The report, which carries the names of the FSOC’s members including Jacob Lew, Secretary of the Department of the Treasury; Thomas Curry, Comptroller of the Currency; Richard Cordray, Director of the Consumer Financial Protection Bureau; Mary Jo White, Chair of the Securities and Exchange Commission; Martin Gruenberg, Chairman of the Federal Deposit Insurance Corporation; Timothy Massad, Chairman of the Commodity Futures Trading Commission; Melvin Watt, Director of the Federal Housing Finance Agency; Rick Metsger, Chairman of the National Credit Union Administration; S. Roy Woodall, Jr., an independent member with “insurance expertise;” as well as non-voting members Richard Berner, Director of the Office of Financial Research; Michael McRaith, Director of the Federal Insurance Office; Adam Hamm, Commissioner, North Dakota Insurance Department; John Ducrest, Commissioner, Louisiana Office of Financial Institutions; and Melanie Lubin, Securities Commissioner, Maryland Office of the Attorney General, also touches on the current state of the housing economy and the current and future roles of Fannie Mae and Freddie Mac.
“The domestic housing market continued to improve over the past year as sales of new and existing homes increased, prices rose, and the share of properties with negative equity fell,” the FSOC notes. “Meanwhile, post-crisis regulatory reforms to the housing finance system within the framework of existing legislation have largely been implemented,” the report continues.
According to the FSOC report, Fannie Mae and Freddie Mac have reduced their retained portfolios more than 50% below their levels at the end of 2008 and are now engaging in credit risk transfers on 90% of their typical 30-year fixed-rate mortgage acquisitions.

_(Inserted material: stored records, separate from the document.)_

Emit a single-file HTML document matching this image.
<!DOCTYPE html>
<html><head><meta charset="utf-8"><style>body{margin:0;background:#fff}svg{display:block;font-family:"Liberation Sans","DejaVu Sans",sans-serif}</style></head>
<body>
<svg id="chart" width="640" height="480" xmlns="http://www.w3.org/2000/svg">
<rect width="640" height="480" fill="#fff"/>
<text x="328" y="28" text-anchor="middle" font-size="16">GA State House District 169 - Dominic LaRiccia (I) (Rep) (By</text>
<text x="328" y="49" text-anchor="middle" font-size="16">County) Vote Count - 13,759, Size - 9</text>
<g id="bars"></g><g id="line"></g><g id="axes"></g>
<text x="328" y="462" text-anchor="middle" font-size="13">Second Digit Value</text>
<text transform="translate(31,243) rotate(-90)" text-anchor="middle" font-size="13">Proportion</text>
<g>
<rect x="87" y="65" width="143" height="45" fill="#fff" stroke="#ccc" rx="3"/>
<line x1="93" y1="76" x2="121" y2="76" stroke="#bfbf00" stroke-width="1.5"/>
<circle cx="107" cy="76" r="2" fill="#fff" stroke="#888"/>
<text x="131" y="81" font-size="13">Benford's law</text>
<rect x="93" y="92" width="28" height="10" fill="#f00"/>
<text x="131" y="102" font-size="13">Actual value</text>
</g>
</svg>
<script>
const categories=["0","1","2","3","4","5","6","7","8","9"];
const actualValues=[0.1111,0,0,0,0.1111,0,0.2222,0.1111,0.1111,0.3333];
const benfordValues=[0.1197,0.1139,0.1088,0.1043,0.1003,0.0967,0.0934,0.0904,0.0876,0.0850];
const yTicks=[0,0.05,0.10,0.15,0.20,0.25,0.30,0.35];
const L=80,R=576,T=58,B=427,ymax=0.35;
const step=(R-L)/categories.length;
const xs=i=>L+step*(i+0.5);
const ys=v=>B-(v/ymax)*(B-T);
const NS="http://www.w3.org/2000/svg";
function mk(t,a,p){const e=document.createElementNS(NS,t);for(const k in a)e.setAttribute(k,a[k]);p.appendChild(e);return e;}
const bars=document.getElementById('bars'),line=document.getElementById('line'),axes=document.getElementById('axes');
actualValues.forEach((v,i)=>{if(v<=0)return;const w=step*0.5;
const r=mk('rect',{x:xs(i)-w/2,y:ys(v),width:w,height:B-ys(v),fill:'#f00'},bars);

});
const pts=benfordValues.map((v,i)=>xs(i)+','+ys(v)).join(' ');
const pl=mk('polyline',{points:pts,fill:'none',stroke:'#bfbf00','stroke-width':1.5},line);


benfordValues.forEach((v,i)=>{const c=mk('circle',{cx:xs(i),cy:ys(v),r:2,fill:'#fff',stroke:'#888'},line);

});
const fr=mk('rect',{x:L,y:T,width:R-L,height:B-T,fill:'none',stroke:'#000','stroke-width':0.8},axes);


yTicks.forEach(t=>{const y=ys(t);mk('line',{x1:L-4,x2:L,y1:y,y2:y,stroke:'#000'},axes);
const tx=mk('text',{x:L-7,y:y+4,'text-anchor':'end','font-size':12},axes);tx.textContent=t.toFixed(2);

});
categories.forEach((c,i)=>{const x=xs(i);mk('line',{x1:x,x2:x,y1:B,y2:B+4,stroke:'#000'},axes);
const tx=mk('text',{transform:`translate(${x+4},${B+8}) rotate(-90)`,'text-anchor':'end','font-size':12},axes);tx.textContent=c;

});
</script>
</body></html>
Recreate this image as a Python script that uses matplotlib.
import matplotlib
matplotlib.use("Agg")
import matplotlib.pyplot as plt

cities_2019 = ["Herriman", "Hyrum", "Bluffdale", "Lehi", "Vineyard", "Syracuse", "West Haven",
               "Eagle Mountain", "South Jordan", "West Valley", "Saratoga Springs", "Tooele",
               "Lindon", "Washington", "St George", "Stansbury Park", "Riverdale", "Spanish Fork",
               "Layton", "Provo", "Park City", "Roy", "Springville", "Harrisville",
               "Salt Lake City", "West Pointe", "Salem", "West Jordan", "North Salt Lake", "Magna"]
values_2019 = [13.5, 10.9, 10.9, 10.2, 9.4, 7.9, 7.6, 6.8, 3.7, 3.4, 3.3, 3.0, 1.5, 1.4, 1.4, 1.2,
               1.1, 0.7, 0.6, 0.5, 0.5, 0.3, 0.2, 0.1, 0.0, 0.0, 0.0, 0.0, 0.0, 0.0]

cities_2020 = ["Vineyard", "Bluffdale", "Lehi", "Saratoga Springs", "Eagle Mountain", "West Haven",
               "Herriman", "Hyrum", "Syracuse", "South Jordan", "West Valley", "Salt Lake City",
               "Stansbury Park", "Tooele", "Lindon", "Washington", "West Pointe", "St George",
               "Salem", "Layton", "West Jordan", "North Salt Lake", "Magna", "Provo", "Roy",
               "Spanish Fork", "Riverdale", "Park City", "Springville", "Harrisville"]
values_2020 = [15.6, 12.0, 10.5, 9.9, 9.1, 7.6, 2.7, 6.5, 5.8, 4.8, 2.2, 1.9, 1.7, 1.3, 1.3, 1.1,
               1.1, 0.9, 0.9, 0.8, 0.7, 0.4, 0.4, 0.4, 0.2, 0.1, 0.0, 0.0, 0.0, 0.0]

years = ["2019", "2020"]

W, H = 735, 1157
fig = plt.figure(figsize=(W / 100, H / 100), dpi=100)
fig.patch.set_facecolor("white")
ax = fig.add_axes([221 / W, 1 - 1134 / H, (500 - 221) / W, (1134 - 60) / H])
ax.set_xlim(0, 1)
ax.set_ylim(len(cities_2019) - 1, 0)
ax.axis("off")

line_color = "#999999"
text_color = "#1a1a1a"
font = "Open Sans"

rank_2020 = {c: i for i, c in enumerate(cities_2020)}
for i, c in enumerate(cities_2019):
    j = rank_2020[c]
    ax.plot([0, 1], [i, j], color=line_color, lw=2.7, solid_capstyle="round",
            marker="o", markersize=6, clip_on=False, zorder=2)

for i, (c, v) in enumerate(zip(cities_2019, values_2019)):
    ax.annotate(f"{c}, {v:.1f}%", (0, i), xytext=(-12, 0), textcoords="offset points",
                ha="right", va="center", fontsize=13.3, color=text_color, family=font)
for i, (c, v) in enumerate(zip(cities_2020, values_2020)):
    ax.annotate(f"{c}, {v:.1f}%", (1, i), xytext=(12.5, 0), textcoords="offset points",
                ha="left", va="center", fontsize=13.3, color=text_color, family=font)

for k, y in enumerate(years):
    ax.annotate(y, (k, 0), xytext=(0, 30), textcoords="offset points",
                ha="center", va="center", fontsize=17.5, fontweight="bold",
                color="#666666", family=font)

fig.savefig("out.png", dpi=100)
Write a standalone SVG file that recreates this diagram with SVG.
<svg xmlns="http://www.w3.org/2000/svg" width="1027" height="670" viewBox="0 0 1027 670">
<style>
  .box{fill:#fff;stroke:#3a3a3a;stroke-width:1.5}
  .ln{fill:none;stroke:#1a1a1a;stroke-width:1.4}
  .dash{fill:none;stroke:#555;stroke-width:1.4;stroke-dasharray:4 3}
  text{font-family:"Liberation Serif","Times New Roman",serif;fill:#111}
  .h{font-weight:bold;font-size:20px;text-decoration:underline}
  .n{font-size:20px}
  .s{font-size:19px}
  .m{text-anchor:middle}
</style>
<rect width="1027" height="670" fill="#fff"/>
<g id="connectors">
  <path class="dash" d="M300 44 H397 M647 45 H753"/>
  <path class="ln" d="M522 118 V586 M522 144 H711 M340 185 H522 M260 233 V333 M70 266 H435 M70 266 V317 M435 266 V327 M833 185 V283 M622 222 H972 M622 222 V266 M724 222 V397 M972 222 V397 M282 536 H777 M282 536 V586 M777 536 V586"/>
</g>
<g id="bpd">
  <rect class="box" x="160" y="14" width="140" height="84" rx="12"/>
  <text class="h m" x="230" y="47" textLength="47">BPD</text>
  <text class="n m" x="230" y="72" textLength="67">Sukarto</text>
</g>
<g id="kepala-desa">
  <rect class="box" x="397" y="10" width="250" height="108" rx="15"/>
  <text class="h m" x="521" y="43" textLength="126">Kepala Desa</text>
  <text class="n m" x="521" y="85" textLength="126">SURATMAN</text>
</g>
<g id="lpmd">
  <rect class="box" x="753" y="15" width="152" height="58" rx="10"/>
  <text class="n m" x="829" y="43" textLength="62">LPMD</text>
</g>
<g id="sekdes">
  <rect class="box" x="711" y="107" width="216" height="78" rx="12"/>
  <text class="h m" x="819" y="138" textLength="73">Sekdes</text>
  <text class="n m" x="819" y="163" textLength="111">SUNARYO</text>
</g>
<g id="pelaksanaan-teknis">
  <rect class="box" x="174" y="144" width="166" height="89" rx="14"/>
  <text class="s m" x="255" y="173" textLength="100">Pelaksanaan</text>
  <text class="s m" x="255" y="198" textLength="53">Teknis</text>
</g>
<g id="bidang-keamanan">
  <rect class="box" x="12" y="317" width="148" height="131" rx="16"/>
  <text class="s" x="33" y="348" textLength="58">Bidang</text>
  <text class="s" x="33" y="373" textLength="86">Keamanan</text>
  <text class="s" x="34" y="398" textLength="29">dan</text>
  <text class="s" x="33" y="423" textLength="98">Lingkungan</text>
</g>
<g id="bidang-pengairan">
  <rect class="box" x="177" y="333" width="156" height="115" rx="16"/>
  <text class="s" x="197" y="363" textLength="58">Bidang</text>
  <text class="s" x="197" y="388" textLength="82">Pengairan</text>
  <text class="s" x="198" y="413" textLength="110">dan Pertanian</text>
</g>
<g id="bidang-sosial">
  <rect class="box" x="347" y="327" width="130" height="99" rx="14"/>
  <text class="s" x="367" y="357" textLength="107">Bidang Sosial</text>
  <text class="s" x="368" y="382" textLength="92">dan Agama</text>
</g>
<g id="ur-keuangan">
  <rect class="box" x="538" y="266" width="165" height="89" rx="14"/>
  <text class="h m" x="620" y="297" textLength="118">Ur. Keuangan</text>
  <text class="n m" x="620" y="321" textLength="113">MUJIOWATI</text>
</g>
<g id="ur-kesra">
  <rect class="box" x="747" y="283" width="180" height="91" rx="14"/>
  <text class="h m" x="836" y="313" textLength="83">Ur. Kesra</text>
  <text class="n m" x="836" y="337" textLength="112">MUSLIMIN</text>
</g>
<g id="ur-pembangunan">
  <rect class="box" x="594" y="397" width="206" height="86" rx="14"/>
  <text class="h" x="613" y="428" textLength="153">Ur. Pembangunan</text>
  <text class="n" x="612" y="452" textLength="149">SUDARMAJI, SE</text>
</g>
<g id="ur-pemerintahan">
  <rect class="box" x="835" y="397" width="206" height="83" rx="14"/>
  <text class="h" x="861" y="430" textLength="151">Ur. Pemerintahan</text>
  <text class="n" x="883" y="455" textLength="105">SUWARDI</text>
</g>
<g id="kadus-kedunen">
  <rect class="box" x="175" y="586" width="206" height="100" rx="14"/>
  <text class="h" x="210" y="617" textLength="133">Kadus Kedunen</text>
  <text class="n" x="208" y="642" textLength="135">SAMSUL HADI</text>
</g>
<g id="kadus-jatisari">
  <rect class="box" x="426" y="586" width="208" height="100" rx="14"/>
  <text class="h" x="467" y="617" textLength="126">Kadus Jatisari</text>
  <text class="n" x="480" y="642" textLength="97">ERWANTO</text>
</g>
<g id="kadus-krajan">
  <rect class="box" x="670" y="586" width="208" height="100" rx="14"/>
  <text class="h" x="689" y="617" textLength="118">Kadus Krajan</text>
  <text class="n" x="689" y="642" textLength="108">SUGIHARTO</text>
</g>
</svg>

The FSOC notes the changes to the mortgage market put in place by federal regulators including, clearly defining risk retention requirements for mortgage securitizations, and the finalizing the representations and warranties framework that governs lender repurchases of defective loans.
“The Council recommends that regulators and market participants continue to take steps to encourage private capital to play a larger role in the housing finance system,” the FSOC report continues. “FHFA and the GSEs have also made progress on the development of a new housing finance infrastructure, including the Common Securitization Platform and a single agency mortgage-backed security. The Council recommends that efforts to advance both the CSP and single security continue.”
But the FSOC notes that regulators can only go so far.
“Notwithstanding the (stated) progress, the GSEs are now into their eighth year of conservatorship,” the FSOC notes.
“The Council acknowledges that, under existing regulatory authorities, federal and state regulators are approaching the limits of their ability to enact reforms that foster a vibrant, resilient housing finance system,” the FSOC concludes. “The Council therefore reaffirms its view that housing finance reform legislation is needed to create a more sustainable system.”